I wish my wardrobe had a desaturate feature.

keys are an interesting phenomenon of modern culture. what is the importance of keys, and what does it say about a person who never looses their keys verses a person who frequently finds himself without them? I am of the former persuasion, (I don’t remember ever loosing my keys,) and I wonder if as such a person, I am missing out on exciting adventures I would otherwise be enjoying if I lost them more often.

water is heavy.

the space shuttle can’t launch in rain. This is because the special heat-resistent tiles are somehow not water resistant. (or perhaps–here comes the observation part, I thought of this myself–perhaps at the speeds the space shuttle achieves in it’s short flight out of earth’s orbit the raindrops are like tiny bullets. I wonder what the speed of a bullet is compared to the speed of the space shuttle. I also wonder what is the speed of your average falling raindrop.

last observation: there are many types of hinge. hinges are a crutial part of modern society. without hinges we are lost (or unhinged). open and close, all day long, only here and there a tiny hinge protest… fixed quickly with WD40. all hail our mighty friend the hinge.

self obsession in blogs and poetry

blogs are a trap for the self-obsessed.

Not only that, but I think they foster a self-obsession. It’s easy to get into reading blogs, (they’re the “real TV” of the internet). And of course anything you read gets internalized to some degree, and then you start to think like a blogger, which then causes you to want a blog… and become self-obsessed.

Look at me! I’m a blogger! W00T!

um, fortunately, I didn’t need to start reading blogs to have this sad self-obsession. Here’s my favorite poem, (by Frank O’Hara)

=======================

AUTOBIOGRAPHIA LITERARIA

When I was a child
I played by myself in a
corner of the schoolyard
all alone.

I hated dolls and I
hated games, animals were
not friendly and birds
flew away.

If anyone was looking
for me I hid behind a
tree and cried out “I am
an orphan.”

And here I am, the
center of all beauty!
writing these poems!
Imagine!

=====================

I think this proves my point.

had an interesting conversation about

had an interesting conversation about time today. I realized that I was absolutely right when I was a kid, wanting to never “grow up” so that time stayed slow, the way it was suppose to be. Now it feels like so little time has passed since I started the job I’m at now, or since I was in college, or since I’ve been dating laura… all these things seem like yesterday, and when I try to recall all the multitudes of days between those events and now, I fade out somewhere around a week or two. I know things happened in between, and if they were anything like the past few weeks, too much happened, probably, but I can’t hardly remember but scattered events.

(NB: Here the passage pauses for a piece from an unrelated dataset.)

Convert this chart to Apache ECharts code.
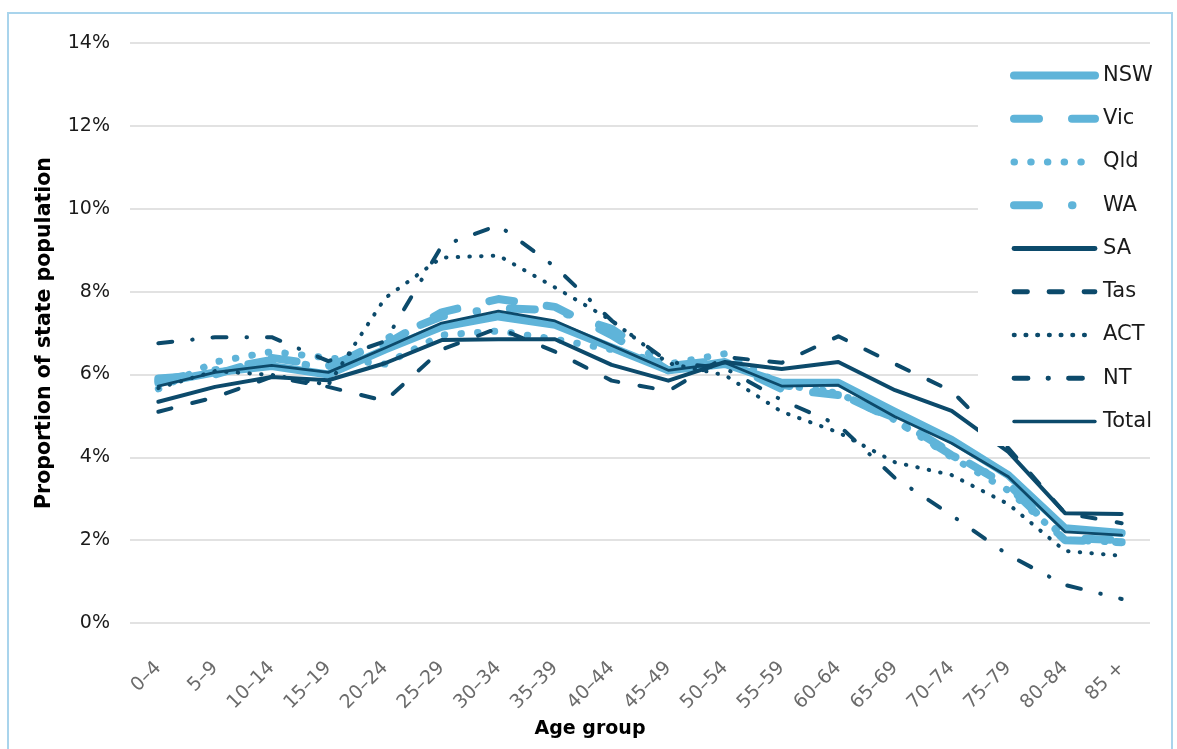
<!DOCTYPE html>
<html>
<head>
<meta charset="utf-8">
<script src="https://cdn.jsdelivr.net/npm/echarts@6/dist/echarts.min.js"></script>
<style>
  html, body { margin: 0; padding: 0; background: #ffffff; }
  #chart { width: 1177px; height: 749px; }
</style>
</head>
<body>
<div id="chart"></div>
<script>
const categories = ['0–4','5–9','10–14','15–19','20–24','25–29','30–34','35–39','40–44','45–49','50–54','55–59','60–64','65–69','70–74','75–79','80–84','85 +'];
const yTicks = [0, 2, 4, 6, 8, 10, 12, 14];

const nsw   = [5.80, 6.05, 6.20, 6.00, 6.60, 7.15, 7.40, 7.20, 6.65, 6.10, 6.25, 5.80, 5.80, 5.10, 4.42, 3.57, 2.29, 2.17];
const vic   = [5.90, 6.00, 6.40, 6.20, 6.72, 7.50, 7.82, 7.63, 6.95, 6.10, 6.30, 5.65, 5.50, 4.95, 4.10, 3.30, 2.00, 1.95];
const qld   = [5.65, 6.30, 6.55, 6.40, 6.25, 6.95, 7.05, 6.85, 6.60, 6.25, 6.50, 5.75, 5.55, 4.90, 4.00, 3.20, 2.00, 1.95];
const wa    = [5.85, 6.10, 6.35, 6.15, 6.85, 7.40, 7.60, 7.55, 7.10, 6.20, 6.35, 5.75, 5.55, 4.90, 4.05, 3.35, 2.05, 2.00];
const sa    = [5.34, 5.70, 5.94, 5.86, 6.27, 6.83, 6.85, 6.85, 6.23, 5.85, 6.30, 6.13, 6.30, 5.62, 5.12, 4.13, 2.65, 2.63];
const tas   = [5.10, 5.45, 5.94, 5.70, 5.36, 6.60, 7.12, 6.55, 5.85, 5.60, 6.42, 6.28, 6.92, 6.25, 5.60, 4.22, 2.65, 2.41];
const act   = [5.67, 6.08, 5.99, 5.75, 7.84, 8.82, 8.87, 8.10, 7.30, 6.27, 5.98, 5.10, 4.60, 3.88, 3.57, 2.87, 1.74, 1.62];
const nt    = [6.75, 6.90, 6.90, 6.32, 6.80, 9.10, 9.60, 8.60, 7.30, 6.30, 6.15, 5.38, 4.78, 3.50, 2.60, 1.64, 0.92, 0.58];
const total = [5.72, 6.05, 6.22, 6.05, 6.64, 7.24, 7.53, 7.29, 6.70, 6.10, 6.28, 5.72, 5.74, 4.98, 4.34, 3.53, 2.20, 2.12];

const LIGHT = '#5FB4D9';
const DARK = '#0C4A6B';
const FONT = 'DejaVu Sans';

const styles = {
  NSW:   { color: LIGHT, width: 8,   lw: 8,   type: 'solid' },
  Vic:   { color: LIGHT, width: 8,   lw: 8,   type: [25, 33] },
  Qld:   { color: LIGHT, width: 7,   lw: 7,   type: [0.5, 16.2] },
  WA:    { color: LIGHT, width: 8,   lw: 8,   type: [25, 33, 0.5, 33] },
  SA:    { color: DARK,  width: 4,   lw: 4.8, type: 'solid' },
  Tas:   { color: DARK,  width: 4,   lw: 4.8, type: [13.5, 21.5] },
  ACT:   { color: DARK,  width: 4,   lw: 4.6, type: [0.5, 11.2] },
  NT:    { color: DARK,  width: 4,   lw: 4.8, type: [14, 20, 0.5, 20] },
  Total: { color: DARK,  width: 2.8, lw: 3.4, type: 'solid' }
};

function mk(name, data) {
  const s = styles[name];
  return {
    name: name,
    type: 'line',
    data: data,
    symbol: 'none',
    smooth: false,
    silent: true,
    lineStyle: { color: s.color, width: s.width, type: s.type, cap: 'round', join: 'round' },
    itemStyle: { color: s.color },
    emphasis: { disabled: true }
  };
}

const series = [
  mk('NSW', nsw), mk('Vic', vic), mk('Qld', qld), mk('WA', wa),
  mk('SA', sa), mk('Tas', tas), mk('ACT', act), mk('NT', nt), mk('Total', total)
];

const legendNames = ['NSW', 'Vic', 'Qld', 'WA', 'SA', 'Tas', 'ACT', 'NT', 'Total'];
const legendData = legendNames.map(function (n) {
  const s = styles[n];
  return { name: n, lineStyle: { color: s.color, width: s.lw, type: s.type, cap: 'round', join: 'round' } };
});

const chart = echarts.init(document.getElementById('chart'), null, { renderer: 'canvas' });
chart.setOption({
  animation: false,
  backgroundColor: '#ffffff',
  textStyle: { fontFamily: FONT },
  graphic: [{
    type: 'rect', silent: true, z: 100,
    shape: { x: 8, y: 13, width: 1164, height: 800 },
    style: { fill: 'none', stroke: '#A9D4EC', lineWidth: 2 }
  }],
  grid: { left: 130, right: 27, top: 43, bottom: 126, containLabel: false },
  xAxis: {
    type: 'category',
    data: categories,
    boundaryGap: true,
    axisLine: { show: false },
    axisTick: { show: false },
    axisLabel: { rotate: 45, margin: 42, fontSize: 19, color: '#6B6B6B', fontFamily: FONT, interval: 0 },
    name: 'Age group',
    nameLocation: 'middle',
    nameGap: 90,
    nameTextStyle: { fontSize: 19, fontWeight: 'bold', color: '#000000', fontFamily: FONT, padding: [0, 100, 0, 0] }
  },
  yAxis: {
    type: 'value',
    min: yTicks[0],
    max: yTicks[yTicks.length - 1],
    interval: 2,
    axisLine: { show: false },
    axisTick: { show: false },
    splitLine: { lineStyle: { color: '#D9D9D9', width: 1.5 } },
    axisLabel: { formatter: '{value}%', margin: 20, fontSize: 19, color: '#1A1A1A', fontFamily: FONT },
    name: 'Proportion of state population',
    nameLocation: 'middle',
    nameGap: 75,
    nameTextStyle: { fontSize: 20.5, fontWeight: 'bold', color: '#000000', fontFamily: FONT }
  },
  legend: {
    orient: 'vertical',
    left: 978,
    top: 45,
    padding: [20, 5, 14, 32],
    backgroundColor: '#ffffff',
    itemWidth: 81,
    itemHeight: 20,
    itemGap: 22.25,
    selectedMode: false,
    itemStyle: { opacity: 0 },
    textStyle: { fontSize: 21, color: '#1A1A1A', fontFamily: FONT, lineHeight: 20, padding: [0, 0, 0, 3] },
    data: legendData
  },
  series: series
});
</script>
</body>
</html>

I’ll probably end up one of those old men who tells you the same stories over and over again.

I have karma police stuck in my head.

my new favorite band of the week: The Weakerthans. they’re absolutely amazing. And better lyrics by far than my last favorite band of the week, The Strokes. The strokes don’t have terrible lyrics, but they’re deffinetly not up to par with the weakerthans. I must buy their CDs posthaste.

Jolly good. Bugger me, I’m off.

Winter has arrived, like a

Winter has arrived, like a long lost friend, and snow has sprung up covering everything like green grass in spring. I felt a weird sense of nostalgia when I got out of the shower this morning and it was so cold. The white blankets and sense of urgency remind me somehow of my junior year in HS, which was probably the last time I had to really struggle to make it to class regularly so early, and so cold.